We called them trees. We dipped them in Ranch dressing and suffered through their vitamin-filled crunchiness. And we laughed about how it seemed we’d be able to see the chainsaw grease on the cauliflower, if not the broccoli.
My daddy was a logger for all of my growing up years. And one of his many tall tales from “back in ’09″ (back before we’d had a recent ’09!) was how he cut down broccoli and cauliflower trees. I’m guessing this particular story was manufactured in an attempt to get my cousins, my brother, and I to eat our vegetables. Kind of like the story about the time he stopped at a store in the middle of the night, dying of thirst, and the lady wouldn’t sell him a Diet Pepsi because he wouldn’t say please. (Aesop didn’t have anything on my daddy where morals were concerned.)
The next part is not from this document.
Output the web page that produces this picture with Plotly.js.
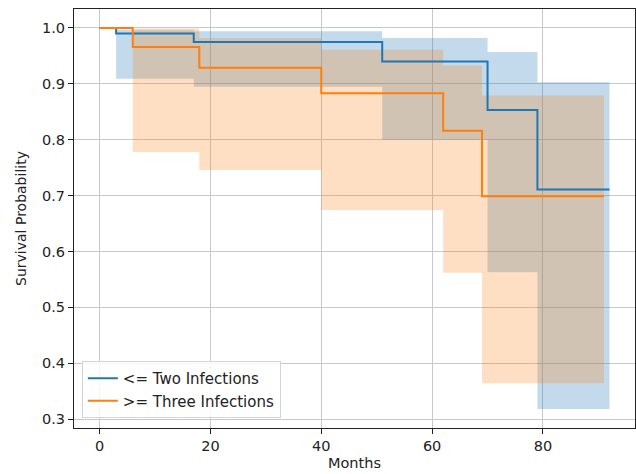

I can see us now. Sitting on the bar stools at Papa and Grama’s, our legs dangling. The Tupperware veggie tray (almond colored like everything else in Grama’s kitchen) held the Ranch in the center, the veggies all around the side. I don’t know if black olives count as veggies, but they were there along with the carrots and celery, broccoli and cauliflower. And the black olives always tasted best if they’d been stuck on our fingers first. I don’t know how many olives we must have eaten, but I’m fairly sure we ate more olives than “trees,” despite my daddy’s best attempts.
A veggie tray was standard fare for every big dinner, holiday or not. In the summer, we were sure to have Mom’s potato salad. Aunt Terri’s pasta salad came out no matter the season. And usually you could find a raspberry sherbert salad or some sort of green jello salad (not my favorite, so I can’t give you the details). But no matter the time of year, there was a veggie tray with carrots and celery, olives and trees–with lots of Ranch dressing, but no chainsaw grease.